15 Food Service Trends for 2015

 

Trend 4: 250,000 ways to order a burger — and quite a few ways to order a shake

Five-GuysWith 15 toppings and several different sizes, Five Guys Burger and Fries claims it offers 250,000 options in its more than 1,200 units. Recently, the fast-casual star expanded the customizable concept to milkshakes, which it is testing at 25 locations all over the East Coast. Starting with a basic vanilla shake, customers can add any of 10 ingredients to personalize their order. A number of other burger-and-shake chains continue to test the customizable concept as well.

Operational Impact: The addition of shakes means an added section to the open prep line. At Five Guys, staff assemble burgers at one end, while another staff member mans the compact shake station. The shake station includes dispensers for cherries, bananas, Oreo cookies, salted caramel, peanut butter, coffee, chocolate, malted milk, strawberries and, yes, bacon. A staff member holds each shake under a blender for a few minutes before covering it with whipped cream, if desired, and serving it. Offering fresh bananas and strawberries as shake options means additional prep in the back of the house. Different toppings for burgers also requires an organized station of options that are easily reached by staff.

Trend 5: Small plates still spinning

Although they have been around for a while, small plates have staying power. Consumers frequently order these tapas-sized menu items instead of an entrée, making the meal three plates instead of one. This satisfies diners' cravings for variety, offering a mix-and-match opportunity for one or more patrons. It also allows chefs to be more creative, coming up with interesting combinations for a greater number of dishes.

Operational Impact: Variety in menu options may mean a need for additional prep and storage areas. Depending on the complexity of the items, additional staff may be necessary too.

Trend 6: Pizza is getting ready for its close-up

Pizza Hut is test marketing a lighter option. Called "Skinny Slice" pies, they have less dough and lighter toppings. The Toledo market is testing a slice that has a choice of 5 toppings and is less than 300 calories. To compare, the West Palm Beach market is testing 6 predetermined pie choices that weigh in at 250 calories or less. With government regulation of menu labeling, the healthier options will help pizza operators with their nutritional story.

Domino's now has a store prototype that runs counter to its traditional delivery model. Called "Pizza Theater," the redesigned space offers guests a chance to sit at a counter and watch the production of their pizzas. This open kitchen design doubles the amount of space formerly dedicated to the front of the house and features a step platform that enables kids to watch too. The theater aspect, showing the made-for-you process, communicates freshness and transparency. Domino's now incorporates a more authentic appearance, using real wood and real brick wherever possible. The new stores also feature big-screen TVs and order-tracking screens. Chalkboard walls allow guests and staff to leave messages or share thoughts. Some units even allow space for in-store dining.
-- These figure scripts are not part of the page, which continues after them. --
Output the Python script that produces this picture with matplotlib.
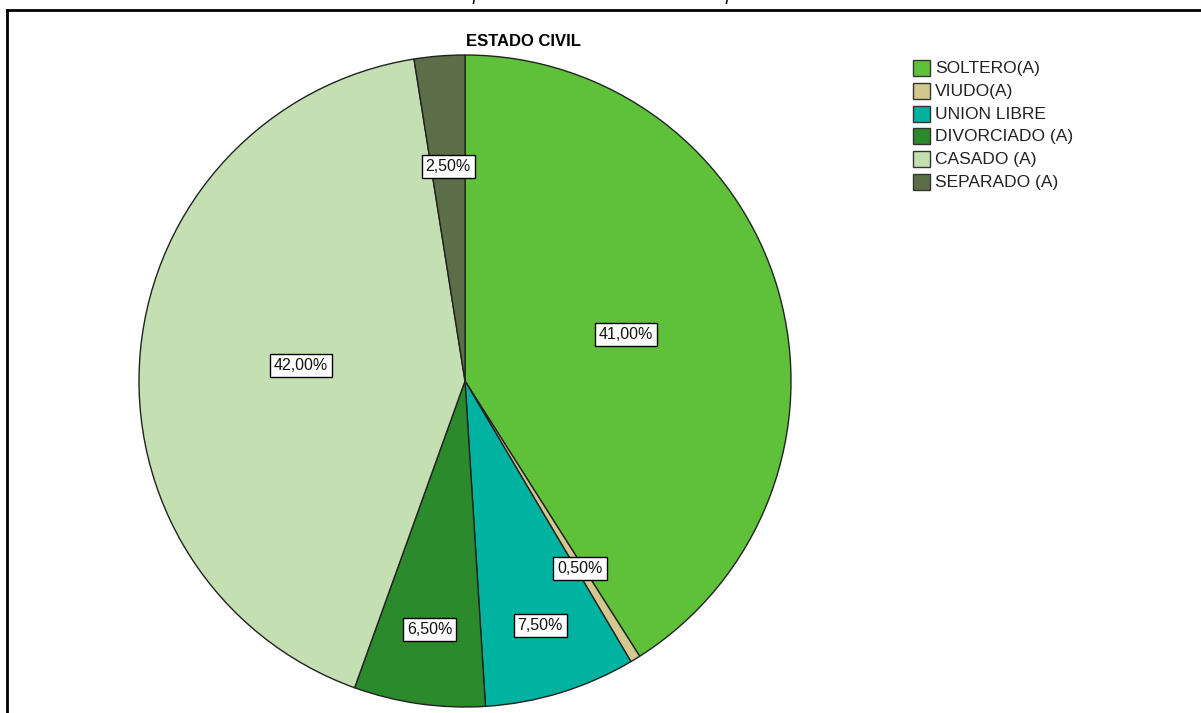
import matplotlib
matplotlib.use("Agg")
import matplotlib.pyplot as plt
from matplotlib.lines import Line2D
from matplotlib.patches import Rectangle
import numpy as np

categories = ["SOLTERO(A)", "VIUDO(A)", "UNION LIBRE", "DIVORCIADO (A)", "CASADO (A)", "SEPARADO (A)"]
values = [41.0, 0.5, 7.5, 6.5, 42.0, 2.5]
labels = ["41,00%", "0,50%", "7,50%", "6,50%", "42,00%", "2,50%"]
colors = ["#5fc13a", "#d3c88f", "#00b2a0", "#2b8a2b", "#c4e0b2", "#5b6e48"]
label_r = [0.515, 0.675, 0.785, 0.77, 0.505, 0.66]

plt.rcParams['font.family'] = ['Liberation Sans', 'DejaVu Sans']

W, H = 1201, 713
fig = plt.figure(figsize=(W / 100, H / 100), dpi=100)

cx, cy, R = 465, 381, 326
ax = fig.add_axes([(cx - R) / W, (H - cy - R) / H, 2 * R / W, 2 * R / H])
wedges, _ = ax.pie(values, colors=colors, startangle=90, counterclock=False,
                   radius=1, wedgeprops=dict(edgecolor="#222222", linewidth=1.0))
ax.set_xlim(-1, 1)
ax.set_ylim(-1, 1)
ax.set_aspect('equal')
ax.axis('off')

for w, lab, r in zip(wedges, labels, label_r):
    ang = np.deg2rad((w.theta1 + w.theta2) / 2)
    ax.text(r * np.cos(ang), r * np.sin(ang), lab, ha='center', va='center', fontsize=11.5,
            color='#111111',
            bbox=dict(boxstyle='square,pad=0.25', fc='white', ec='black', lw=1.0))

fig.text(524 / W, 1 - 42 / H, "ESTADO CIVIL", ha='center', va='center',
         fontsize=12, fontweight='bold', family=['Liberation Sans Narrow', 'Liberation Sans'])

# legend (manual layout)
leg_x0, leg_y0, row_h = 913, 60, 22.8
box_w, box_h = 17, 16
for i, (cat, col) in enumerate(zip(categories, colors)):
    ytop = leg_y0 + i * row_h
    fig.add_artist(Rectangle((leg_x0 / W, 1 - (ytop + box_h) / H), box_w / W, box_h / H,
                             transform=fig.transFigure, fc=col, ec='#333333', lw=1.0))
    fig.text((leg_x0 + box_w + 5) / W, 1 - (ytop + box_h / 2 + 0.5) / H, cat,
             ha='left', va='center', fontsize=12.5, color='#222222')

# frame lines
fig.add_artist(Line2D([7 / W, 1], [1 - 10 / H, 1 - 10 / H], transform=fig.transFigure,
                      color='black', lw=2))
fig.add_artist(Line2D([7 / W, 7 / W], [1 - 10 / H, 0], transform=fig.transFigure,
                      color='black', lw=2))

# clipped caption above
fig.text(477 / W, 1 + 0.5 / H, "p", ha='center', va='baseline', fontsize=13, style='italic')
fig.text(730 / W, 1 + 0.5 / H, "p", ha='center', va='baseline', fontsize=13, style='italic')

fig.savefig("out.png", dpi=100)
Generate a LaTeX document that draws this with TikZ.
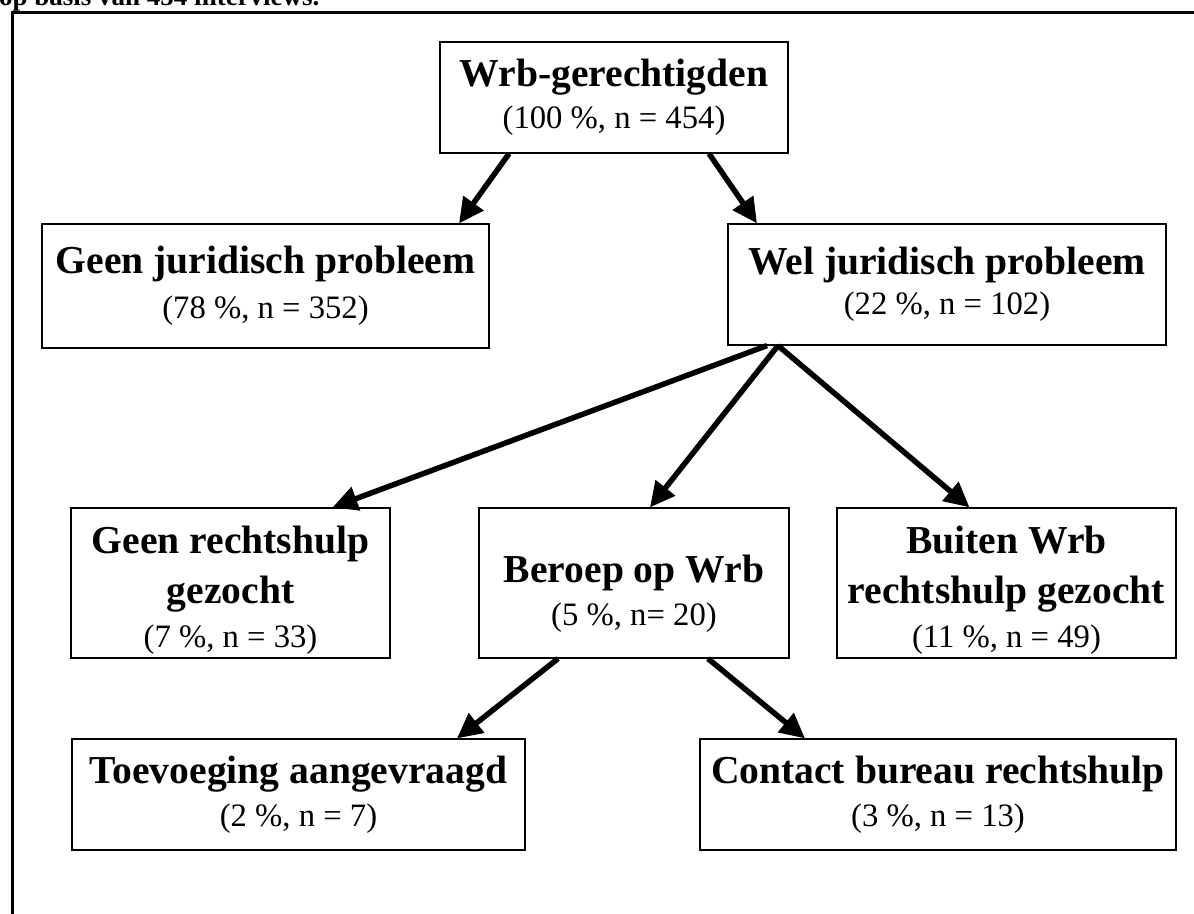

Operational Impact: Changing the prep specs for pizza, à la Pizza Hut, will not necessarily change the design or equipment. It will, however, require training for the production line in terms of workflow and will require new signage. A complete redesign of an existing footprint, as with Domino's, calls for new decor items. Domino's did not incur the expense of relocating ovens and ventilation equipment, but guests can now see all the action thanks to the open production area.